St. Petersburg: Alisa, 29, was sitting on her foldable bicycle, waiting for her friend Sasha. Alisa was carrying her painting gear on her back. She said she was going to paint the St. Petersburg cityscape with her friend. Born and raised in Rostov, Alisa moved to St. Pete several years ago in part because of the city’s beauty. Alisa is an architect as are both her father and brother. Sasha is also an architect as are his sister, dad, aunt, grandmother and grandfather. Sasha said his dad and grandfather also paint because they were limited in their architectural creativity during Soviet times.
Elena, 32, is a single mother of a two-year old boy and runs her own small, independent translating agency in Rostov from an old apartment converted into an office. Due to the influx of Ukrainian refugees into Rostov, her company has been busy translating Ukrainian documents such as passports and marriage certificates into Russian. Elena said she rarely hears from the father of her child. He lives in the far northeast of Russia that lies across from Alaska. ''It is difficult to be alone, but I can't say that my life is hard. I always have someone that helps me, like my mother,'' she said.

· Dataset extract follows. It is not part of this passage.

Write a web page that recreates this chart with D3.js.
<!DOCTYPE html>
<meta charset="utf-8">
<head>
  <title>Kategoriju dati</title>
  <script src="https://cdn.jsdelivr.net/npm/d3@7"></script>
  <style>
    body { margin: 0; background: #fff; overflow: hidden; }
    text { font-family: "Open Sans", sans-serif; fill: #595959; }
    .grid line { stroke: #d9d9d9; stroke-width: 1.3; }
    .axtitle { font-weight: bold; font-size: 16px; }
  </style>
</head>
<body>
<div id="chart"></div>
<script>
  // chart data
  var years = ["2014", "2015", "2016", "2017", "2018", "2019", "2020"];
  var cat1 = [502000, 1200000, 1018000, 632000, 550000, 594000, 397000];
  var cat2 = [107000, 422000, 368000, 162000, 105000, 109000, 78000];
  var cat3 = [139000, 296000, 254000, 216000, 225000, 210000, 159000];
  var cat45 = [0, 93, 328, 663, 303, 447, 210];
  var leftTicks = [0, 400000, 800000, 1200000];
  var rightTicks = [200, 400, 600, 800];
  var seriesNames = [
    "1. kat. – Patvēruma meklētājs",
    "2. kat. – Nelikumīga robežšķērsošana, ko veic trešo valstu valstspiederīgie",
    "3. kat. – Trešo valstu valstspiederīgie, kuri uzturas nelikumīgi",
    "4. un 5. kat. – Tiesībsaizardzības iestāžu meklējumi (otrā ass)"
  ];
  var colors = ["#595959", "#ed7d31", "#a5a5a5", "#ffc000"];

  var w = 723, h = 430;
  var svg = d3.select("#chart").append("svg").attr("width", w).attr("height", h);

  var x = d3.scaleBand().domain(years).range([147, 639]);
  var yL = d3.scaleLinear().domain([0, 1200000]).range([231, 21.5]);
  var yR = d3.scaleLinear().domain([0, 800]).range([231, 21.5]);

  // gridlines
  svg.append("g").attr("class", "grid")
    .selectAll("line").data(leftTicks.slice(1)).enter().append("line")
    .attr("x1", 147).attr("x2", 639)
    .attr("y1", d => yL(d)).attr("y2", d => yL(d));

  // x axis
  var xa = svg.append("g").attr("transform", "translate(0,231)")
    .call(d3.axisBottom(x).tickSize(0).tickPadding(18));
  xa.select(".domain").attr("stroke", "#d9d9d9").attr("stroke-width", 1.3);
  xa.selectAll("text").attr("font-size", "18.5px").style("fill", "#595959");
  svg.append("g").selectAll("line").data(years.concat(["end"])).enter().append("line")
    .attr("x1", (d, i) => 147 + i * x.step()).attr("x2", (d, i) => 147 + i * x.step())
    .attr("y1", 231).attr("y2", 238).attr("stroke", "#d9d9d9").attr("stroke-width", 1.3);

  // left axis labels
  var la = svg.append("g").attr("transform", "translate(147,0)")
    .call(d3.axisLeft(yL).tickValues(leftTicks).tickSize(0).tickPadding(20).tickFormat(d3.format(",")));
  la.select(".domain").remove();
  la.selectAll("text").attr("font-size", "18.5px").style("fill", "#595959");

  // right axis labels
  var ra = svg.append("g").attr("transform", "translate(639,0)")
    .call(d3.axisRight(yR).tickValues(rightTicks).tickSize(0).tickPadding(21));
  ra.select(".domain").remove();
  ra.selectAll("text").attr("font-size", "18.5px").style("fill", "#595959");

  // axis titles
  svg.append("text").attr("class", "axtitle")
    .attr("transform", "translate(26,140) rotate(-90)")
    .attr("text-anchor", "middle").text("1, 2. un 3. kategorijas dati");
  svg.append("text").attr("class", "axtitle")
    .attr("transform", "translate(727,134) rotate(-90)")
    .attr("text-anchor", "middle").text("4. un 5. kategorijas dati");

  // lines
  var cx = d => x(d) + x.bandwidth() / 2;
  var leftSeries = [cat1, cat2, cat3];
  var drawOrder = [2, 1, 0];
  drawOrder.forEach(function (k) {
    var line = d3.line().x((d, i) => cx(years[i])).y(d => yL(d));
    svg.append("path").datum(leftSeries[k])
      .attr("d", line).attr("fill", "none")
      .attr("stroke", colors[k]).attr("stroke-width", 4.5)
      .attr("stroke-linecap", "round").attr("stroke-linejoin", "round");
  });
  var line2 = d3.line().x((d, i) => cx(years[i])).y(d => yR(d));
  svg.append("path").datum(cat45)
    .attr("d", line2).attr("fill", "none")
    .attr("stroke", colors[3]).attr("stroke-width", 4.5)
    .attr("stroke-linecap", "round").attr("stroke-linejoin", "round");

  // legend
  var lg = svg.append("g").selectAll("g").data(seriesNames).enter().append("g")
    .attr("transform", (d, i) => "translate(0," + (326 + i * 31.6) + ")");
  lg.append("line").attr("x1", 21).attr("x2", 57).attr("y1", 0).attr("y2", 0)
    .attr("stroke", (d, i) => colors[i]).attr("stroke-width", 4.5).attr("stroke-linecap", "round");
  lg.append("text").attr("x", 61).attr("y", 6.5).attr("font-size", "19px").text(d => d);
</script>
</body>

Alyona was walking back from the grocery store wearing poker-dot stockings, black boots and a New York winter hat. Alyona, who works at a sports betting company, said she loves writing poetry and dancing. Her dance interests range from Russian folk to industrial. Alona said she comes from a creative family. Both her mother and sister sing and dance. ''My mother has a wonderful opera voice and I am very proud of her,'' she said.
It was one of those scenes that screams ‘Russia!’ An old, abandoned redbrick warehouse with no roof or windows stood along the Don River. Inside the building, up to the first storey, was relatively warm water. It was coming from an underground source. Graffiti was written on part of the inside brick walls. And inside the water, a woman was swimming despite the sign saying it was prohibited.
Katya, 28, was taking a break outside the high-end fashion showroom in Rostov that she works at. She said they offer European fashion for the city's wealthier inhabitants. Katya said she would like to become a 'buyer' for her company and travel to Europe to pick out the clothing that will be displayed in the showroom. I asked her about the latest fashion trends in Rostov. ''Over the past few years, people have become more fashionable - with their own individual style - especially young people. Four years ago, there were just a handful of such people.'' ''Lately, I have seen a lot of hipsters, girls are starting to wear various, interesting layers. And I often see people wearing military style and sometimes grunge.''
Vadim, 40, opened Bukovsky, named after the German-American author, in a former Rostov tobacco factory, one of his 11 restaurants. He doesn't plan on stopping there. Vadim plans to open a 12th dedicated to Belgium beer with the dishes corresponding to various beer brands. He says the most difficult thing about running a restaurant is getting through the first 18 months.
Voldemare and Tanya were having a smoke outside their store in Rostov, where they sell clothing and accessories from India and southeast Asia. Voldemare said he got into the business accidentally....During a trip to Asia, he bought a bunch of goods and gave them away to friends when he returned home. Two and a half years later, he opened up the store. One of his customers was Tanya, who stopped in because she liked the bright colors. ''I bought something and we started to talk. We found a lot in common.'' A few weeks after I met them on the street, they flew to Southeast Asia...where they got married.
Polina was sporting dyed red hair, a green jacket, green necklace and green nail polish as she headed home along the Rostov streets with her friends - and a cat - to have tea. Polina said she and her friends have been spending a lot of time at her apartment lately listening to music, talking and drinking tea. A first-year architecture student who works part-time in a cafe, Polina said she is passionate about her studies. ''I love it, it is my favorite activity. I have an unusual teacher and we draw some crazy things.''
The son of an engineer and doctor, Ivan studied medical engineering as a compromise between his parents' wishes. Yet, he decided to pursue a creative career, first going into design. ''I thought I would save more lives if I didn't do [medical engineering]'' he joked. When he got fired during the 2008 crisis, he used the event to change careers and become a photographer. Seven years later, he runs his own studio and is in demand as a fashion photographer. He is using the latest economic crisis to expand his business into stock photography. One of his photography 'mentors' has been David Hobby, who runs the very popular site www.strobist.com. Ivan said he recently received an email out of the blue from David asking to use one of Ivan's photos for a project. ''I thought, oh my god, this is one of the best days of my life.''
He was walking in the center of Rostov with a shirt that read ''Fucking Sports.'' ''It's my style - a mix of classic, street style and hiphop.'' He said he wants to open a small bar someday.